Это смешение литературы и философии даже у самых профессионально оснащенных выходцев из социалистического лагеря, особенно из советского прошлого, идет, на наш взгляд, от того вязкого контекста, в который они (мы) были погружены с первых школьных уроков до последних университетских часов. На сознание непрестанно давила (подспудно и неосознанно, даже если осознанно человек ощущал полную от нее свободу) сама толща единого публичного устного и печатного дискурса, в котором утверждалось с «сезонными» колебаниями категоричности, с разной степенью пафосности и убежденности, но так или иначе на протяжении всего советского времени, что главное для писателя — усвоить марксистское мировоззрение, а остальное приложится.

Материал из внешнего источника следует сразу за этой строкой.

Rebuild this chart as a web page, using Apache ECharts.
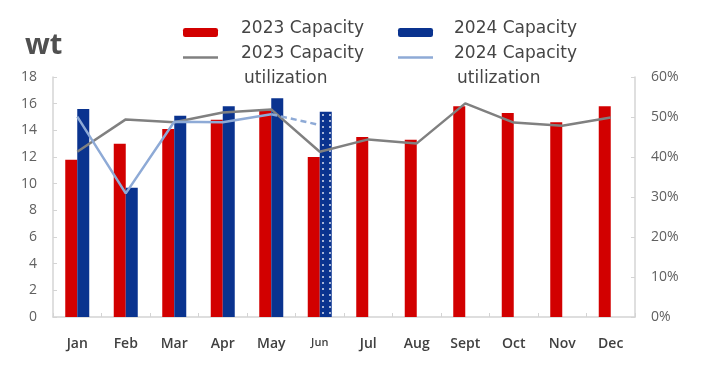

Важнейшими последствиями почти шестидесятилетнего присутствия катехизиса соцреализма (в окружении шаблонов марксизма-ленинизма) в советской жизни, а вернее, в советской легальной рефлексии были:

1) замена философии псевдофилософией как единственно существующей;

2) слияние философии с мировоззрением;

3) слияние мировоззрения с творчеством;

4) замена в значительной части печатной литературы творчества его суррогатом (поскольку отличие специфической фигуры советского писателя от просто писателя несравненно больше, нежели убежденного философа-марксиста, подобного Михаилу Лифшицу или Г. Лукачу, которому немало места уделено в книге М. Окутюрье, от просто философа);

5) замена в публичной сфере живой русской устной и письменной речи советским словоупотреблением.

Все это оказывало, повторим, подспудное, нерегистрируемое влияние на умы, как и циничная, а вместе с тем плоская уверенность правящих слоев (от Министерства культуры и Госкомиздата до Главлита и рядового цензора, редактора и функционера Союза писателей), что никакого вдохновения или дара поэзии, отличимого от других явлений, не существует.

Что касается первого пункта в нашей приблизительной классификации, то именно он приводил к аберрации того рода, что любое рассуждение о проблемах бытия в литературном произведении заставляло «из лучших чувств» объявлять его философским (поскольку действительно философских произведений, подобных, скажем, сочинениям Дидро, в корпусе печатной литературы советского времени не имелось); так произошло на наших глазах с романом «Мастер и Маргарита»; документальным следом этого (позволим себе напоследок крохотный автобиографический пассаж) остался в нашем архиве листок, датированный 1969 годом, начинавшийся полемической записью: «„Мастер и Маргарита“ — не философский роман».